Military service is a description of something you did. Leadership is a description of who you are.
Growth has been the consistent outcome of each of the transitions in your life. The idea of making an even greater impact in life as a civilian is a daunting proposition. Following your heart or chasing your dreams seems more risky given your responsibility to provide for your family. Before you dump your hopes and dreams into the trough, consider how you are best suited to excel through this challenge given everything you have experienced leading up to this particular transition. Don't think of military transition as the end point, but rather think of it as part of the evolution to make an even greater impact as a veteran leader in society.

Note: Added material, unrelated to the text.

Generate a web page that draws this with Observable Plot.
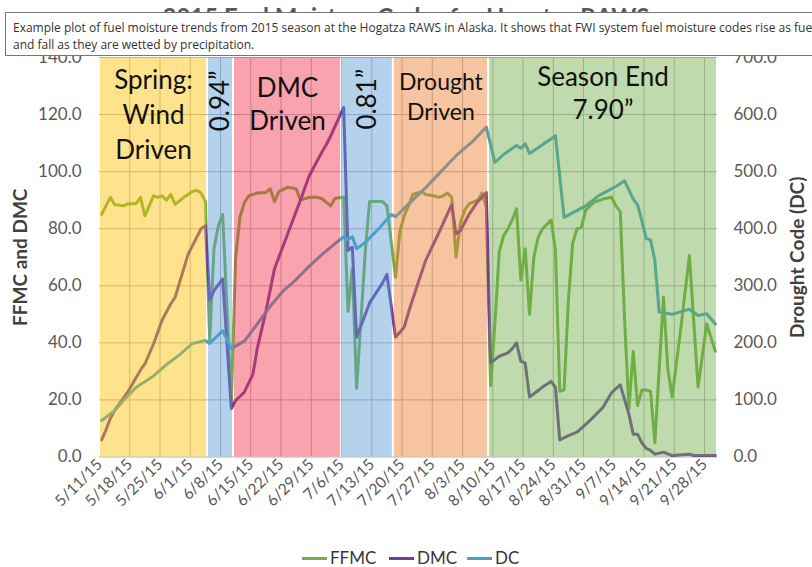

You can start by uncovering the inspiration that drove you to become that leader so many years ago. Rediscover your personal identity and passion as a leader. Trust your instincts. Look deeper for the right opportunity. If you can’t find it, then have the courage to create it. Dare greatly and embrace the possibility that your most impactful leadership challenge is yet to come.
Conquer the Fear Through Your Example
Before you succumb to the fear and comply with all the things you “need” to do at the expense of what you “want” to do, consider this scenario. Let’s assume that providing for your family is the main reason why you settle for the lower paying job that you don’t enjoy. Now imagine that it’s not you but your son or daughter going through a similar transition process. They approach you for your advice about what to do after they transition from the military.
While you are talking, they share their ideal scenario for life after the military. They describe an amazing dream where they have the potential to make an even greater impact as a veteran. You get excited because you know that this is the perfect job for them. As with all good things, that dream comes with a certain level of risk. When they start talking about the risk, their excitement fades. Like you, they worry about the implications that this risk might pose to the rest of their family. Like you, they want to settle for the steady paycheck. Like you, fear tempts them to give up on their dream.
In that situation, what advice would you offer your son or daughter? Would you tell them to settle, or would you encourage them to figure out a way to do both - pursue the dream and provide for their family? Is “settle” something you would recommend for a member of your own family? Probably not. You believe in them enough to know that they can figure out a way to do both, so what's keeping you from having that same belief in yourself? Why can't you be their inspiration through your example? Remember, you were a leader long before you put on the uniform, and you will be a leader long after you hang it up. Being a leader is who you are. So, do what you do best for the people who matter the most: Be the example and lead. Show them how to conquer the fear and have it all.